I am recovering from a big unexpected surgery that left my Santa-class belly looking like a football, with 7" of midline incision vertically centered at belt level. I hope the staples come out tomorrow and have maybe another month at home recuperating. There is still some question as to whether I have a belly button anymore.
What am I supposed to do about pants? I can’t imagine my current jeans wardrobe working. I’m already two weeks postop now, with a thick bandage at all times, and still can’t even handle sweatpants.

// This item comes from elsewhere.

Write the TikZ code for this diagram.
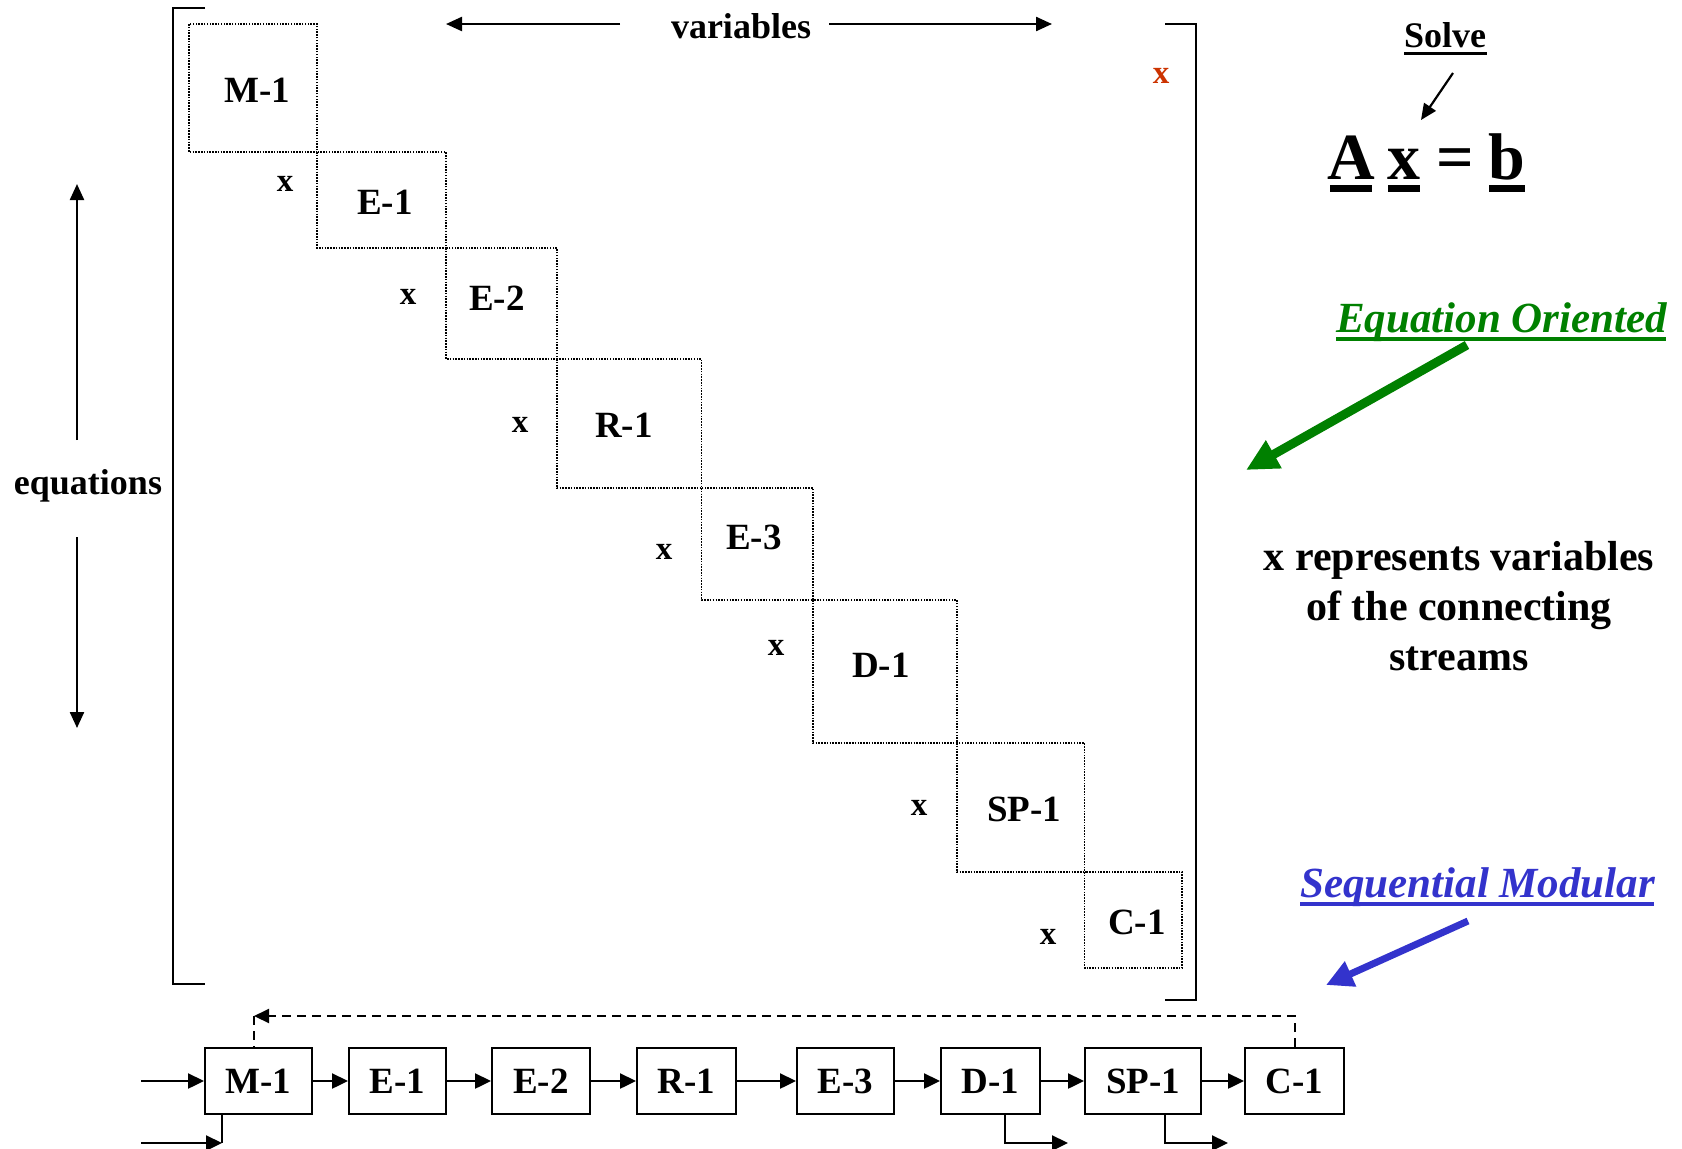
\documentclass[tikz,border=0pt]{standalone}
\usepackage{fontspec}
\setmainfont{Liberation Serif}
\usetikzlibrary{arrows.meta}
\definecolor{eogreen}{RGB}{0,128,0}
\definecolor{smblue}{RGB}{51,51,204}
\definecolor{redx}{RGB}{204,51,0}
\begin{document}
\begin{tikzpicture}[x=1pt,y=-1pt,
  lbl/.style={font=\fontsize{37}{40}\selectfont\bfseries, inner sep=0pt},
  xmark/.style={font=\fontsize{33}{36}\selectfont\bfseries, inner sep=0pt},
  head/.style={font=\fontsize{36}{40}\selectfont\bfseries, inner sep=0pt, anchor=base},
  big/.style={font=\fontsize{66}{70}\selectfont\bfseries, inner sep=0pt, anchor=base},
  cell/.style={line width=1.6pt, dash pattern=on 1.5pt off 1.3pt},
  brk/.style={line width=2pt},
  arr/.style={line width=2.4pt, -{Triangle[length=16pt,width=15pt]}},
  blk/.style={draw, line width=2pt, minimum height=66pt, inner sep=0pt,
              font=\fontsize{37}{40}\selectfont\bfseries},
  recyc/.style={line width=2pt, dash pattern=on 9pt off 6pt}
]
\useasboundingbox (0,0) rectangle (1682,1149);

% brackets
\draw[brk] (205,8) -- (173,8) -- (173,984) -- (205,984);
\draw[brk] (1165,24) -- (1196,24) -- (1196,1000) -- (1165,1000);

% dotted block cells
\draw[cell] (189,24) rectangle (317,152);
\draw[cell] (317,152) rectangle (446,248);
\draw[cell] (446,248) rectangle (557,359);
\draw[cell] (557,359) rectangle (701.5,488);
\draw[cell] (701.5,488) rectangle (813,600);
\draw[cell] (813,600) rectangle (957,743);
\draw[cell] (957,743) rectangle (1084.5,872);
\draw[cell] (1084.5,872) rectangle (1182,968);

% cell labels
\node[lbl] (mM1) at (257,90) {M-1};
\node[lbl] (mE1) at (385,202) {E-1};
\node[lbl] (mE2) at (497,298) {E-2};
\node[lbl] (mR1) at (624,425) {R-1};
\node[lbl] (mE3) at (754,537) {E-3};
\node[lbl] (mD1) at (881,665) {D-1};
\node[lbl] (mSP1) at (1024,809) {SP-1};
\node[lbl] (mC1) at (1137,922) {C-1};

% x marks
\node[xmark] (x1) at (285,184) {x};
\node[xmark] (x2) at (408,297) {x};
\node[xmark] (x3) at (520,425) {x};
\node[xmark] (x4) at (664,552) {x};
\node[xmark] (x5) at (776,648) {x};
\node[xmark] (x6) at (919,808) {x};
\node[xmark] (x7) at (1048,937) {x};
\node[xmark, text=redx] (xr) at (1161,76) {x};

% variables / equations
\node[head] (vars) at (741,38) {variables};
\coordinate (vl0) at (620,24); \coordinate (vl1) at (446,24);
\coordinate (vr0) at (829,24); \coordinate (vr1) at (1052,24);
\draw[line width=2.3pt, -{Triangle[length=16pt,width=14pt]}] (vl0) -- (vl1);
\draw[line width=2.3pt, -{Triangle[length=16pt,width=14pt]}] (vr0) -- (vr1);
\node[head] (eqs) at (88,494) {equations};
\coordinate (eu0) at (77,440); \coordinate (eu1) at (77,184);
\coordinate (ed0) at (77,537); \coordinate (ed1) at (77,728);
\draw[line width=2.3pt, -{Triangle[length=16pt,width=14pt]}] (eu0) -- (eu1);
\draw[line width=2.3pt, -{Triangle[length=16pt,width=14pt]}] (ed0) -- (ed1);

% Solve Ax=b
\node[head] (solve) at (1445,47) {Solve};
\draw[line width=3pt] (1404,53) -- (1487,53);
\coordinate (s0) at (1453,73); \coordinate (s1) at (1421,120);
\draw[line width=2.2pt, -{Triangle[length=16pt,width=14pt]}] (s0) -- (s1);
\node[big] (vA) at (1351,179) {A};
\node[big] (vx) at (1404,179) {x};
\node[big] (veq) at (1455,179) {=};
\node[big] (vb) at (1507,179) {b};
\fill (1330,185) rectangle (1372,192);
\fill (1388,185) rectangle (1420,192);
\fill (1489,185) rectangle (1525,192);

% Equation Oriented
\node[font=\fontsize{43}{46}\selectfont\bfseries\itshape, text=eogreen, inner sep=0pt, anchor=base west] (eo) at (1336,332) {Equation Oriented};
\draw[eogreen, line width=4pt] (1336,339) -- (1666,339);
\coordinate (g0) at (1467,345); \coordinate (g1) at (1246,470);
\draw[eogreen, line width=9pt, -{Triangle[length=32pt,width=30pt]}] (g0) -- (g1);

% note
\node[font=\fontsize{42}{50}\selectfont\bfseries, inner sep=0pt, align=center, anchor=base] (note) at (1459,670) {x represents variables\\of the connecting\\streams};

% Sequential Modular
\node[font=\fontsize{43}{46}\selectfont\bfseries\itshape, text=smblue, inner sep=0pt, anchor=base west] (sm) at (1300,897) {Sequential Modular};
\draw[smblue, line width=4pt] (1300,904) -- (1654,904);
\coordinate (b0) at (1468,921); \coordinate (b1) at (1326,985);
\draw[smblue, line width=7pt, -{Triangle[length=27pt,width=26pt]}] (b0) -- (b1);

% flowsheet
\node[blk, minimum width=107pt] (M1) at (258.5,1081) {M-1};
\node[blk, minimum width=97pt] (E1) at (397.5,1081) {E-1};
\node[blk, minimum width=98pt] (E2) at (541,1081) {E-2};
\node[blk, minimum width=99pt] (R1) at (686.5,1081) {R-1};
\node[blk, minimum width=97pt] (E3) at (845.5,1081) {E-3};
\node[blk, minimum width=99pt] (D1) at (990.5,1081) {D-1};
\node[blk, minimum width=116pt] (SP1) at (1143,1081) {SP-1};
\node[blk, minimum width=99pt] (C1) at (1294.5,1081) {C-1};
\draw[arr] (M1) -- (E1);
\draw[arr] (E1) -- (E2);
\draw[arr] (E2) -- (R1);
\draw[arr] (R1) -- (E3);
\draw[arr] (E3) -- (D1);
\draw[arr] (D1) -- (SP1);
\draw[arr] (SP1) -- (C1);

\coordinate (in1) at (141,1081);
\draw[arr] (in1) -- (M1);
\coordinate (in2) at (141,1143);
\coordinate (c2) at (222,1143);
\draw[arr] (in2) -- (c2);
\draw[line width=2pt] ([xshift=-36.5pt]M1.south) -- (c2);

\coordinate (o1) at (1068,1143);
\draw[arr] ([xshift=14.5pt]D1.south) |- (o1);
\coordinate (o2) at (1228,1143);
\draw[arr] ([xshift=22pt]SP1.south) |- (o2);

\coordinate (rc) at (254,1016);
\draw[recyc, -{Triangle[length=15pt,width=14pt]}] (C1.north) |- (rc);
\draw[recyc] (rc) -- (rc |- M1.north);
\end{tikzpicture}
\end{document}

Are there special kinds of pants that don’t stress the midline? Is there a way of wearing suspenders that does not put them outside of everything else? Special discrete means of holding pants up? Do I have to contemplate overalls or coveralls?
Zoot suits?
I realize if we get into specific fashions or comfort preferences that this is going to go off into Opinions, but really, I’m looking for the factual basics to get started. I’ve never liked clothes shopping and never paid attention to style, and suddenly I think I need clever shopping skills - or a referral or something. Even if there were just a name, a phrase, meaning pants or other coverings for the post laparotomy impaired, that would help.

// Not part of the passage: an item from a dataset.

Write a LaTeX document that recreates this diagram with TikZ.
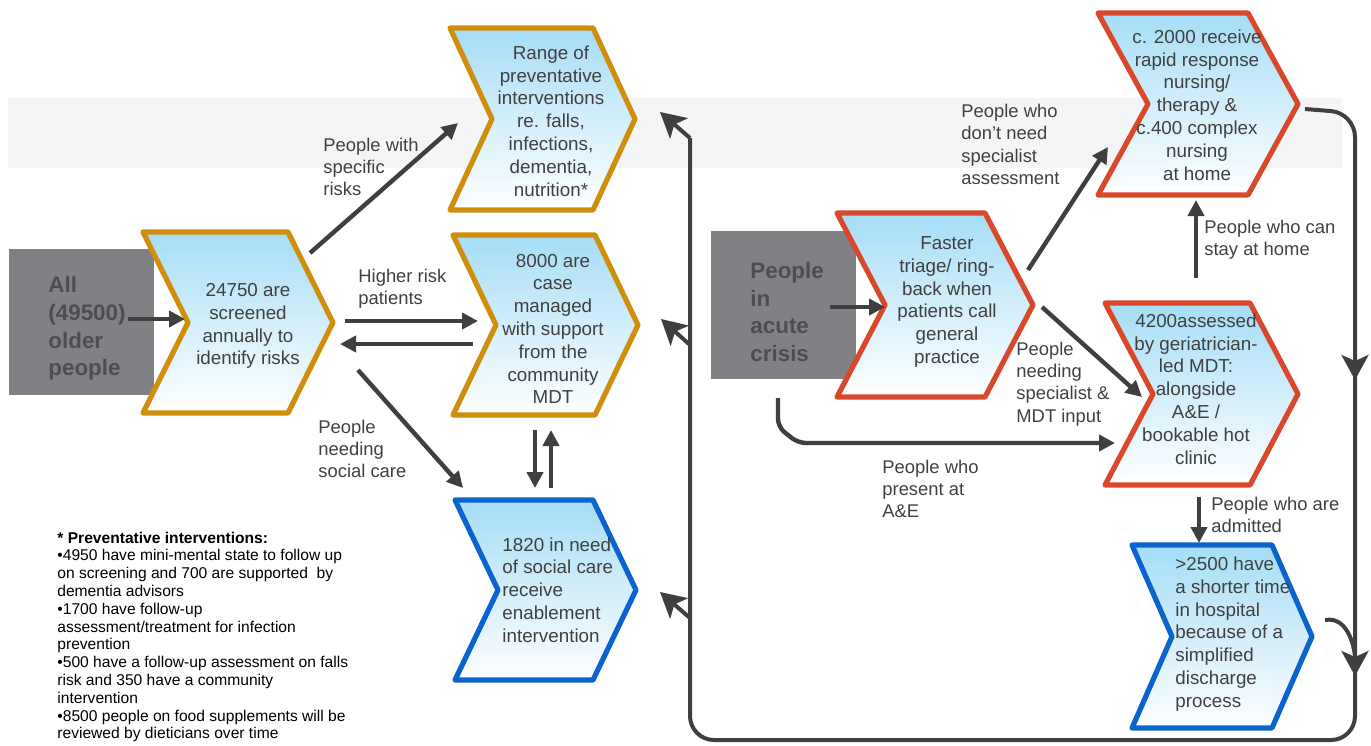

Only because you’re the one who said it. I don’t see why you couldn’t get a pair of jeans with the waistline and inch or two bigger then you normally wear it and then get suspenders and wear them under not-tucked-in t-shirt.
Actually, in the interest of not spending $50 on new jeans, you could try this with the suspenders and just using your regular jeans and not snapping them. I’d think that should keep some of the pressure off the wound. You might not even need the suspenders then. I was going to suggest not snapping or zipping them, but if your t-shirt came up (like if you raised your arms) and someone saw unzipped/unsnapped jeans with suspenders holding them up…you might get some odd looks.

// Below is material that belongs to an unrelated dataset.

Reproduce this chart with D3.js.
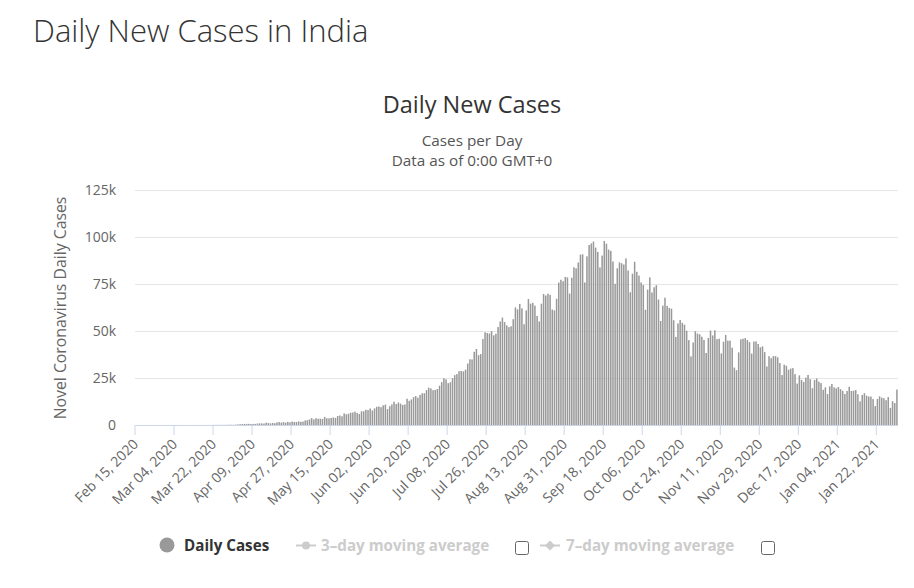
<!DOCTYPE html>
<html>
<head>
<meta charset="utf-8">
<script src="https://cdn.jsdelivr.net/npm/d3@7"></script>
<style>
  body { margin: 0; background: #fff; }
  svg { display: block; font-family: "Open Sans", "Noto Sans", sans-serif; }
</style>
</head>
<body>
<svg id="chart" width="914" height="588"></svg>
<script>
// ---------- DATA (daily new cases, by month) ----------
const startDate = "2020-02-15";
const feb2020 = [0,0,0,0,0,0,0,0,0,0,0,0,0,0,0];
const mar2020 = [0,0,0,2,1,22,2,1,3,5,9,15,8,10,10,12,11,15,16,15,28,58,78,69,94,74,86,73,153,136,120];
const apr2020 = [187,309,424,486,560,579,609,484,573,565,813,871,854,758,1243,1031,886,1061,922,1371,1580,1239,1537,1292,1667,1408,1835,1607,1568,1902];
const may2020 = [1705,1801,2396,2564,2952,3656,2971,3602,3344,3339,3175,4311,3592,3562,3726,3991,3808,4794,5049,4628,6154,5720,6023,6536,6667,7111,6414,5843,7293,7300,8105];
const jun2020 = [7964,8789,7723,8812,9689,9847,9472,10438,10864,8442,9987,10956,12375,11128,11929,11374,10667,10882,13974,12881,13586,14821,15403,14516,15968,16868,16922,18552,19906,19459];
const jul2020 = [18522,18653,19148,20903,22771,24850,24248,22252,22752,24879,26506,27114,28637,28701,28498,29429,32695,34956,34884,38902,40425,37148,37724,45720,49310,48916,48661,49931,47703,48513,52123];
const aug2020 = [55079,57118,54735,52972,52050,52509,56282,62538,61537,64399,62064,53601,60963,66999,64553,65002,63490,57981,55079,64531,69652,68898,69878,69239,61408,60975,67151,75760,77266,76472,78761];
const sep2020 = [78512,69921,78357,83883,83341,86432,90632,90802,75809,89706,95735,96551,97570,94372,92071,83809,90123,97894,96424,93337,92605,86961,75083,83347,86508,86052,85362,88600,82170,70589];
const oct2020 = [80472,86821,81484,79476,75829,74442,61267,72049,78524,70496,73272,74383,66732,55342,63509,67708,63371,62212,61871,55722,46790,54044,55839,54366,53370,50129,45149,36470,43893,49881,48648];
const nov2020 = [48268,46963,45231,38310,46253,50210,47638,50356,45674,45903,38073,44281,47905,44879,44878,41100,30548,29163,38617,45576,45882,46232,45209,44059,37975,44376,44489,43082,41322,41810];
const dec2020 = [38772,31118,36604,35551,36595,36652,36011,32981,26567,32080,31521,29398,30006,30254,27071,22065,26382,24010,22890,25153,26624,24337,19556,23950,24712,23067,22272,18732,20021,16432,20550];
const jan2021 = [21822,20035,19500,20200,19079,18177,16505,18088,20346,18139,18222,18645,16311,12584,15968,16946,15590,15158,15144,13788,10064,13823,15223,14545,14256,13203,14849,9102,12689,11666,18855];

const tickLabels = ["Feb 15, 2020","Mar 04, 2020","Mar 22, 2020","Apr 09, 2020","Apr 27, 2020","May 15, 2020","Jun 02, 2020","Jun 20, 2020","Jul 08, 2020","Jul 26, 2020","Aug 13, 2020","Aug 31, 2020","Sep 18, 2020","Oct 06, 2020","Oct 24, 2020","Nov 11, 2020","Nov 29, 2020","Dec 17, 2020","Jan 04, 2021","Jan 22, 2021"];
const yTicks = [0, 25000, 50000, 75000, 100000, 125000];
const yTickLabels = ["0", "25k", "50k", "75k", "100k", "125k"];
const legendItems = ["Daily Cases", "3\u2013day moving average", "7\u2013day moving average"];

// ---------- BUILD ----------
const dailyCases = [].concat(feb2020, mar2020, apr2020, may2020, jun2020, jul2020, aug2020, sep2020, oct2020, nov2020, dec2020, jan2021);
const parse = d3.timeParse("%Y-%m-%d");
const fmt = d3.timeFormat("%b %d, %Y");
const t0 = parse(startDate);
const categories = dailyCases.map((_, i) => fmt(d3.timeDay.offset(t0, i)));
const data = categories.map((c, i) => ({ cat: c, value: dailyCases[i] }));

const svg = d3.select("#chart");
const plot = { left: 135, right: 898, top: 190, bottom: 425 };

const x = d3.scaleBand()
  .domain(categories)
  .range([plot.left, plot.right])
  .paddingInner(0.3)
  .paddingOuter(0.15);
const y = d3.scaleLinear().domain([0, 125000]).range([plot.bottom, plot.top]);

// Titles
svg.append("text").attr("x", 33).attr("y", 42)
  .attr("font-size", 31).attr("font-weight", 300).attr("fill", "#333")
  .text("Daily New Cases in India");
svg.append("text").attr("x", 472).attr("y", 113).attr("text-anchor", "middle")
  .attr("font-size", 23.5).attr("fill", "#333")
  .text("Daily New Cases");
svg.append("text").attr("x", 472).attr("y", 146).attr("text-anchor", "middle")
  .attr("font-size", 15.3).attr("fill", "#555")
  .text("Cases per Day");
svg.append("text").attr("x", 472).attr("y", 166).attr("text-anchor", "middle")
  .attr("font-size", 15.3).attr("fill", "#555")
  .text("Data as of 0:00 GMT+0");

// Gridlines + y labels
const yAxis = d3.axisLeft(y).tickValues(yTicks)
  .tickSize(-(plot.right - plot.left))
  .tickFormat((d, i) => yTickLabels[i]);
const gy = svg.append("g").attr("transform", `translate(${plot.left},0)`).call(yAxis);
gy.select(".domain").remove();
gy.selectAll(".tick line").attr("stroke", "#e6e6e6");
gy.selectAll(".tick text").attr("x", -19).attr("font-size", 14)
  .attr("fill", "#666").attr("font-family", "Open Sans, sans-serif");

// Y title
svg.append("text")
  .attr("transform", "translate(66,308) rotate(-90)")
  .attr("text-anchor", "middle").attr("font-size", 15.8).attr("fill", "#666")
  .text("Novel Coronavirus Daily Cases");

// Bars
svg.append("g").selectAll("rect").data(data).join("rect")
  .attr("x", d => x(d.cat))
  .attr("y", d => y(d.value))
  .attr("width", x.bandwidth())
  .attr("height", d => y(0) - y(d.value))
  .attr("fill", "#999");

// X axis
const tickCats = tickLabels.map((_, k) => categories[k * 18]);
const xAxis = d3.axisBottom(x).tickValues(tickCats)
  .tickSize(10)
  .tickFormat((d, i) => tickLabels[i]);
const gx = svg.append("g").attr("transform", `translate(0,${plot.bottom})`).call(xAxis);
gx.select(".domain").attr("stroke", "#ccd6eb").attr("d", `M${plot.left},0.5H${plot.right}`);
gx.selectAll(".tick line").attr("stroke", "#ccd6eb")
  .attr("transform", `translate(${-x.step() / 2},0)`);
gx.selectAll(".tick text")
  .attr("font-size", 14).attr("fill", "#666").attr("font-family", "Open Sans, sans-serif")
  .attr("text-anchor", "end")
  .attr("dy", null).attr("y", 0)
  .attr("transform", "translate(3,20) rotate(-45)");

// Legend
const lg = svg.append("g");
lg.append("circle").attr("cx", 167).attr("cy", 545).attr("r", 7.5).attr("fill", "#999");
lg.append("text").attr("x", 184).attr("y", 551).attr("font-size", 15.2).attr("font-weight", 700)
  .attr("fill", "#333").text(legendItems[0]);

lg.append("line").attr("x1", 296).attr("x2", 316).attr("y1", 545.5).attr("y2", 545.5)
  .attr("stroke", "#ccc").attr("stroke-width", 2);
lg.append("circle").attr("cx", 306).attr("cy", 545.5).attr("r", 4).attr("fill", "#ccc");
lg.append("text").attr("x", 321).attr("y", 551).attr("font-size", 15.2).attr("font-weight", 700)
  .attr("fill", "#ccc").text(legendItems[1]);
lg.append("rect").attr("x", 515.5).attr("y", 541.5).attr("width", 13).attr("height", 13)
  .attr("rx", 2).attr("fill", "#fff").attr("stroke", "#666");

lg.append("line").attr("x1", 540).attr("x2", 560).attr("y1", 545.5).attr("y2", 545.5)
  .attr("stroke", "#ccc").attr("stroke-width", 2);
lg.append("path").attr("d", "M550,540.5 L555,545.5 L550,550.5 L545,545.5 Z").attr("fill", "#ccc");
lg.append("text").attr("x", 566).attr("y", 551).attr("font-size", 15.2).attr("font-weight", 700)
  .attr("fill", "#ccc").text(legendItems[2]);
lg.append("rect").attr("x", 761.5).attr("y", 541.5).attr("width", 13).attr("height", 13)
  .attr("rx", 2).attr("fill", "#fff").attr("stroke", "#666");
</script>
</body>
</html>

If it’s just a question of the jeans being too tight, there’s always the option of a button extender to give you a little more room. That might save you from having to go up a size or two.
How far down does the incision go? You can always wear sweatpants with the band below your belly and hopefully below the incision.
Is it the pressure that hurts when you wear pants, or the friction? If you pad up your belly well enough then the pants shouldn’t rub the incision.
They made me a faux bellybutton and having lived with it, I would rather they had just cut it out and left it. First, it is off center, second, based on all the scars I never show off bare skin anyway, third, it sometimes becomes infected.
Interesting! I am a man, but not an especially easy one to embarrass. What kind of choices are there? Do they make them for women who are mechanics or technicians or something similarly non frilly?
I have had midline incisions from groin to sternum a couple of times (4, so far as an adult and several as a child) and always wear sweat pants, although round the house I prefer robe with no pants for the first two weeks at home. I always remove the bandages and let the wound breathe once I could stomach looking at it, which is usually about 2 weeks post-op. The only dressings I keep on are on catheters and drains, simply because it feels more comfortable that way as they don’t tug so much against gravity.
As others have said, sweat pants, and as an aside make sure you support your abdomen when you cough or sneeze.
sewing supply stores used to sell the stretchy panels that could be sewn into the pants you already owned. I don’t know if they still do but you could check there.
I had an incision from my pubis to a couple inches above my belly button. (They wrapped mine around my navel, so the scar looks like a question mark.) I spent the first week or so in a robe, but after that I was able to tolerate men’s jersey pants, which are usually sold in the pajama section. The elastic or drawstring tends to be much less emphatic than it is on sweats, if you know what I mean. I also had some scrub pants that were very comfortable and cool.
If nothing else, you can always leave the drawstrings on whatever pants you choose untied and use suspenders or pin them to a T-shirt.
When I had my surgery, it was sweats or lightweight cotton drawstring pants. Could you wear scrubs? And, like Sudden Kestrel, they just swerved around my navel so the incision takes a semicircle curve near the end.
If the elastic band around sweatpants (or any other pants) bothers you, you can always convert them to drawstring pants. When I had abdominal surgery, I took all of my pajama bottoms and lounge pants (fancier sweatpants), removed the elastic and added a drawstring. I found it so much more comfortable that I now convert all my pajama bottoms to drawstring only. It’s a fairly minor sewing job, or you can probably find an alterations place that will do it inexpensively. I love the ability to adjust them as needed for your comfort level.
Well, there are jeans and there are khakis, and black dress pants too. Maternity bottoms tend to be non-frilly so they can mix and match with tops so that you don’t need to buy many of them (because by the end of the pregnancy you’re ready to burn it all).
Old Navy and Gap both have large online maternity lines. Motherhood Maternity is an affordable alternative if you cruise the sales the right way. Old Navy has a big sale online right now, though, and they’re the cheapest and the only brand I wore.
The sew-in maternity panels another poster mentioned are something I never tried, so I don’t know how they fit. The maternity pants with over-the-belly bands have a stretchy jersey band all the way around, sewn to a regular pair of pants cut very, very low around the hips.